East Division: Boston, New York (wild card), Tampa Bay, Toronto, Baltimore
Central Division: Cleveland, Minnesota (wild card), Detroit, Kansas City, Chicago
West Division: Houston, Oakland, Los Angeles, Seattle, Texas

(And in case you were curious … The Rays will push the Twins for that second wild-card spot, coming up just short on the final weekend of the season, while the A’s pitching staff will continue to prevent the team from truly being great. The Angels will start to climb again, now that a new manager has the reins.)

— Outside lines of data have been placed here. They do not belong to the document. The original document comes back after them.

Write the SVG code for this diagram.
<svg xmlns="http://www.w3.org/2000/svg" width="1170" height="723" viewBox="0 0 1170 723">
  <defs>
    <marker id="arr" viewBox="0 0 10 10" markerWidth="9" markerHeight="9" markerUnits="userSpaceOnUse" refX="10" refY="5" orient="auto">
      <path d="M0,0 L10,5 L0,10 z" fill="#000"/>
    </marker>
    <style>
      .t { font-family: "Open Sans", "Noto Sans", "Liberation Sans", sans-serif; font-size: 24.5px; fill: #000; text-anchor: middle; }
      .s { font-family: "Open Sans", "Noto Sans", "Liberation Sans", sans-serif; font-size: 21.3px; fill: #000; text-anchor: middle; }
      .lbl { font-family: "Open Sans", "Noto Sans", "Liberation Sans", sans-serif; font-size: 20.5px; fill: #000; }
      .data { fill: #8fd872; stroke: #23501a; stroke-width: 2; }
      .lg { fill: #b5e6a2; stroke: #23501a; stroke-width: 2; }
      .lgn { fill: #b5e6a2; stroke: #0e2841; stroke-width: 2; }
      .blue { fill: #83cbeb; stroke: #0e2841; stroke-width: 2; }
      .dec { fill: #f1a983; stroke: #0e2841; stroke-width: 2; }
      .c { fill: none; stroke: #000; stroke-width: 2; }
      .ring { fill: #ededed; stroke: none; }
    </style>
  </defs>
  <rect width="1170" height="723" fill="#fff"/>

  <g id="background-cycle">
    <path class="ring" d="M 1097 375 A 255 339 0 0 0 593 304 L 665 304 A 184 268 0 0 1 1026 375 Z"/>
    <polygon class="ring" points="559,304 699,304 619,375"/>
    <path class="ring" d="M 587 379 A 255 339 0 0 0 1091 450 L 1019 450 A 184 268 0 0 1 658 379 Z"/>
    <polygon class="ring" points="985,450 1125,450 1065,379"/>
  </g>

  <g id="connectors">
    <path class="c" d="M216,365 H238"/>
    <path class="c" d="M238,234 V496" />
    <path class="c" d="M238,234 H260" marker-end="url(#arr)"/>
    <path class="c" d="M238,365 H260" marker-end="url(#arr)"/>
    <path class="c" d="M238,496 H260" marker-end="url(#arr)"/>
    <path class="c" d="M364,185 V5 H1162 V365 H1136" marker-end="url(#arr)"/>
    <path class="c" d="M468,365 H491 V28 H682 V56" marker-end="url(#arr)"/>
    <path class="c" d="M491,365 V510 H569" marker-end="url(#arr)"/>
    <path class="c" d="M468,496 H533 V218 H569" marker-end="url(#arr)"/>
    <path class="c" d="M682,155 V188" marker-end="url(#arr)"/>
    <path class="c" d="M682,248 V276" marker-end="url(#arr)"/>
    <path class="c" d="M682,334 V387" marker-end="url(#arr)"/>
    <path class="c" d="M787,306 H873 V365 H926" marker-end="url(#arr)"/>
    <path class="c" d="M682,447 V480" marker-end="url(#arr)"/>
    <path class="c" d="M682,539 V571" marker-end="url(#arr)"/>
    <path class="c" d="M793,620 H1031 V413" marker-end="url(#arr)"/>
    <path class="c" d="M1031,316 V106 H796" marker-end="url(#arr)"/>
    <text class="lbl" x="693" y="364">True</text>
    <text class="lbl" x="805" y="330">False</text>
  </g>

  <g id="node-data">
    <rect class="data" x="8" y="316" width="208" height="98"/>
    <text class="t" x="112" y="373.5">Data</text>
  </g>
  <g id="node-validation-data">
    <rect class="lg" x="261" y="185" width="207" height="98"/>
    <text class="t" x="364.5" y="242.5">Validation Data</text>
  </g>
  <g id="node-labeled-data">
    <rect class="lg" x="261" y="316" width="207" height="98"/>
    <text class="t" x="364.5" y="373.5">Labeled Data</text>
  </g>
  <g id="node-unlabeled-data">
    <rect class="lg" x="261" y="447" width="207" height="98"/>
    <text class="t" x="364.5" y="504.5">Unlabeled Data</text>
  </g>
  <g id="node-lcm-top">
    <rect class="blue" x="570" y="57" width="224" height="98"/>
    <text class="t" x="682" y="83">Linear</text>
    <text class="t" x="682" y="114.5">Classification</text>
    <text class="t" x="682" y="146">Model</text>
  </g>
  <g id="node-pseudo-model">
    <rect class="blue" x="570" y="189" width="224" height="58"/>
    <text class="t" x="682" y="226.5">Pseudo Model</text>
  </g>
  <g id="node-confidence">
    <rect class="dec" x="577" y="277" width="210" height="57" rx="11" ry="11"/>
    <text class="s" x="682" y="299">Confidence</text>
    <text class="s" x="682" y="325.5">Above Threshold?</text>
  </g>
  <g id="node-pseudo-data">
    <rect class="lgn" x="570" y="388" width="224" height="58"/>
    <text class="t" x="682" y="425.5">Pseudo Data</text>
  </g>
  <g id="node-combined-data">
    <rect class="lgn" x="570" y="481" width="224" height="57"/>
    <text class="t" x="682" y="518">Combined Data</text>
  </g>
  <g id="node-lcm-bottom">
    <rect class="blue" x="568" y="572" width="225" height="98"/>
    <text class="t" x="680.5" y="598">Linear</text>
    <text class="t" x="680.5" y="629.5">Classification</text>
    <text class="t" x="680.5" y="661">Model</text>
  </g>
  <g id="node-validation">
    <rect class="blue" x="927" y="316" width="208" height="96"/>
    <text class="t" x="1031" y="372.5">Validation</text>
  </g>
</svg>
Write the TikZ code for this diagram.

Playoffs: The Yankees will beat the Twins in the AL wild-card game, although we still think MLB should switch format here to a best-of-five series. Then make the League Division Series seven games. More money for everyone that way—and a better measure of a team’s quality than a one-off elimination game after playing 162 regular-season contests. An ALDS matchup between Houston, with the league’s best record, and New York will be epic, like that 2017 AL Championship Series was. The Astros’ pitching is just too good, though, so Houston moves on. Meanwhile, Cleveland will defeat the defending champions in the other ALDS, similar to what happened in a 2016 playoff matchup. In the end, the Astros have too much offense for the Tribe’s pitching staff, although it is really hard to imagine much more than a coin flip separating the top four teams in the American League this season.

National League

East Division: Atlanta, Philadelphia (wild card), Washington, New York, Miami
Central Division: Milwaukee, Chicago (wild card), St. Louis, Cincinnati, Pittsburgh
West Division: Los Angeles, San Diego, Colorado, Arizona, San Francisco

(And in case you were curious … The Nats will be better than anyone thinks, staying in the playoff chase until the final week of the season, right along with the Cardinals. The Padres will rise in the West, as the Giants tumble some more in the final season of their legendary manager’s career.)

Playoffs: Bryce Harper and Co. will host the NL wild-card game against the Cubs, and for the second year in a row, Chicago will go home quickly once it reaches the postseason. With the Dodgers having the best record in the league, the Phillies will take on the team Harper should have signed with this month. While Philadelphia will score some runs, the L.A. pitching staff will overcome that lineup to advance. In the other NLDS matchup, the young Braves are still a year or two away from becoming the dominant force in the league. Milwaukee is on a mission after last season’s playoff ouster, and the Brewers will move on to face the Dodgers once more in the NLCS. Can L.A. make it three straight World Series? No NL team has won three straight pennants since World War II, so we will stick with the Brewers making it to the World Series for the first time since 1982.

World Series: Houston vs. Milwaukee

Ah, the Midwest against the South. At least the coastal bandwagon fans will tune out to watch something else, right? MLB’s worst nightmare, of course. However, real baseball fans will be treated to an excellent series that sees the Astros win their second championship in three seasons, in six games, over the Brewers. The MVP this time around will be Houston second baseman José Altuve.

There you have it. See you in October to discuss what went wrong with the above.